Kucinich speech offered little

To the Editors:

Congressman Dennis Kucinich would make a wonderful president of the United States—— perhaps the best in the history of the USA. He would push for a criminal justice system based on justice, schools that value education, a healthier environment, health care for everyone, equality for queer people and a foreign policy that was aimed towards peace.

Unfortunately, Mr. Kucinich will not be elected in 2004. Mr. Kucinich has won more than ten percent of the vote in only one of the roughly twenty democratic primaries so far. Maybe 2008 will be his (and our) year.

Maybe the influence of his candidacy will push the rest of the field (this year and in 2008) further to the left. His candidacy has the ability to do more than that, but sadly it appears that it won’t.

Mr. Kucinich had everything to gain from his visit to Oberlin and nothing to offer. He did not woo us by making profound new analyses that opened our eyes in new ways.

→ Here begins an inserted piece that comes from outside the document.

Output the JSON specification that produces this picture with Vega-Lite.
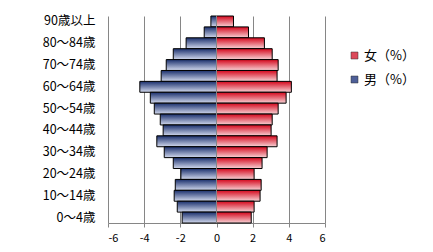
{
  "$schema": "https://vega.github.io/schema/vega-lite/v6.json",
  "width": 217,
  "height": 207,
  "autosize": {"type": "none"},
  "padding": {"left": 108, "top": 16, "right": 108, "bottom": 29},
  "background": "white",
  "config": {
    "view": {"stroke": null},
    "font": "Noto Sans CJK JP"
  },
  "data": {
    "values": [
      {"age": "90歳以上", "sex": "男（%）", "value": -0.31},
      {"age": "85～89歳", "sex": "男（%）", "value": -0.68},
      {"age": "80～84歳", "sex": "男（%）", "value": -1.68},
      {"age": "75～79歳", "sex": "男（%）", "value": -2.39},
      {"age": "70～74歳", "sex": "男（%）", "value": -2.78},
      {"age": "65～69歳", "sex": "男（%）", "value": -3.06},
      {"age": "60～64歳", "sex": "男（%）", "value": -4.24},
      {"age": "55～59歳", "sex": "男（%）", "value": -3.66},
      {"age": "50～54歳", "sex": "男（%）", "value": -3.44},
      {"age": "45～49歳", "sex": "男（%）", "value": -3.11},
      {"age": "40～44歳", "sex": "男（%）", "value": -2.95},
      {"age": "35～39歳", "sex": "男（%）", "value": -3.30},
      {"age": "30～34歳", "sex": "男（%）", "value": -2.89},
      {"age": "25～29歳", "sex": "男（%）", "value": -2.39},
      {"age": "20～24歳", "sex": "男（%）", "value": -1.97},
      {"age": "15～19歳", "sex": "男（%）", "value": -2.28},
      {"age": "10～14歳", "sex": "男（%）", "value": -2.34},
      {"age": "5～9歳", "sex": "男（%）", "value": -2.17},
      {"age": "0～4歳", "sex": "男（%）", "value": -1.90},
      {"age": "90歳以上", "sex": "女（%）", "value": 0.94},
      {"age": "85～89歳", "sex": "女（%）", "value": 1.77},
      {"age": "80～84歳", "sex": "女（%）", "value": 2.65},
      {"age": "75～79歳", "sex": "女（%）", "value": 3.08},
      {"age": "70～74歳", "sex": "女（%）", "value": 3.41},
      {"age": "65～69歳", "sex": "女（%）", "value": 3.35},
      {"age": "60～64歳", "sex": "女（%）", "value": 4.14},
      {"age": "55～59歳", "sex": "女（%）", "value": 3.85},
      {"age": "50～54歳", "sex": "女（%）", "value": 3.41},
      {"age": "45～49歳", "sex": "女（%）", "value": 3.08},
      {"age": "40～44歳", "sex": "女（%）", "value": 3.02},
      {"age": "35～39歳", "sex": "女（%）", "value": 3.35},
      {"age": "30～34歳", "sex": "女（%）", "value": 2.80},
      {"age": "25～29歳", "sex": "女（%）", "value": 2.52},
      {"age": "20～24歳", "sex": "女（%）", "value": 2.08},
      {"age": "15～19歳", "sex": "女（%）", "value": 2.47},
      {"age": "10～14歳", "sex": "女（%）", "value": 2.41},
      {"age": "5～9歳", "sex": "女（%）", "value": 2.08},
      {"age": "0～4歳", "sex": "女（%）", "value": 1.92}
    ]
  },
  "encoding": {
    "y": {
      "field": "age",
      "type": "nominal",
      "sort": ["90歳以上", "85～89歳", "80～84歳", "75～79歳", "70～74歳", "65～69歳", "60～64歳", "55～59歳", "50～54歳", "45～49歳", "40～44歳", "35～39歳", "30～34歳", "25～29歳", "20～24歳", "15～19歳", "10～14歳", "5～9歳", "0～4歳"],
      "scale": {"paddingInner": 0, "paddingOuter": 0},
      "axis": {
        "title": null,
        "domain": false,
        "ticks": false,
        "labelPadding": 13,
        "labelFontSize": 12.5,
        "labelColor": "#000000",
        "values": ["90歳以上", "80～84歳", "70～74歳", "60～64歳", "50～54歳", "40～44歳", "30～34歳", "20～24歳", "10～14歳", "0～4歳"]
      }
    },
    "x": {
      "field": "value",
      "type": "quantitative",
      "scale": {"domain": [-6, 6], "nice": false},
      "axis": {
        "title": null,
        "values": [-6, -4, -2, 0, 2, 4, 6],
        "labelExpr": "'' + datum.value",
        "grid": true,
        "gridColor": "#868686",
        "gridWidth": 1,
        "domainColor": "#868686",
        "tickColor": "#868686",
        "tickSize": 4,
        "labelPadding": 5,
        "labelFontSize": 11,
        "labelColor": "#000000"
      }
    }
  },
  "layer": [
    {
      "transform": [{"filter": "datum.sex === '男（%）'"}],
      "mark": {
        "type": "bar", "stroke": "#000000", "strokeWidth": 1,
        "fill": {"gradient": "linear", "x1": 0, "y1": 0, "x2": 0, "y2": 1, "stops": [{"offset": 0, "color": "#1a2f6c"}, {"offset": 1, "color": "#d3daee"}]}
      }
    },
    {
      "transform": [{"filter": "datum.sex === '女（%）'"}],
      "mark": {
        "type": "bar", "stroke": "#000000", "strokeWidth": 1,
        "fill": {"gradient": "linear", "x1": 0, "y1": 0, "x2": 0, "y2": 1, "stops": [{"offset": 0, "color": "#d4071c"}, {"offset": 1, "color": "#f8d3d6"}]}
      }
    },
    {
      "mark": {"type": "point", "shape": "square", "filled": true, "opacity": 0, "size": 1},
      "encoding": {
        "fill": {
          "field": "sex",
          "type": "nominal",
          "scale": {"domain": ["女（%）", "男（%）"], "range": ["#dc4a5a", "#4e5f98"]},
          "legend": {
            "title": null,
            "orient": "none",
            "legendX": 240,
            "legendY": 33,
            "symbolType": "square",
            "symbolSize": 49,
            "symbolOpacity": 1,
            "symbolStrokeColor": "#333333",
            "symbolStrokeWidth": 0.5,
            "labelFontSize": 13,
            "labelColor": "#000000",
            "labelOffset": 3,
            "rowPadding": 10
          }
        }
      }
    },
    {
      "mark": {"type": "rule", "color": "#868686", "strokeWidth": 1},
      "encoding": {"x": {"datum": 0}, "y": null}
    }
  ]
}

For the most part, Mr. Kucinich presented (in a very charismatic way) a number of ideas that we already knew about. Perhaps we didn’t know that there was a presidential candidate who advocated these ideas, and that is where Kucinich had something to gain.

He gained potential supporters. What did we get from hearing Mr. Kucinich speak? Very little. What could we have gotten from Mr. Kucinich? While we anxiously await the day when Mr. Kucinich becomes our president, he can use his high profile (i.e. power) to help create changes in small, localized settings.

The town of Oberlin and the College are far cries from the national campaign that Mr. Kucinich is running. However, there are very real and serious things that people in Oberlin are working to change and while Mr. Kucinich is working to push the Democrats to the left, he can at the same time support local activism in a public way. Kucinich can use his public persona to pressure power-wielding institutions or individuals in the various localities he visits, thereby supporting as he seeks support.

Mr. Kucinich was presented with a golden opportunity to put this into action. In response to the question about transparency, all Mr. Kucinich had to do was say, “Yes, I will endorse the effort to make the books public” (or “No, I don’t support that”).

Instead, he skirted the question by pretending to not understand the issue. (What is there to not understand about the college revealing the corporations it is invested in?)

There is no reason why Mr. Kucinich should wait until he is elected president to work for change.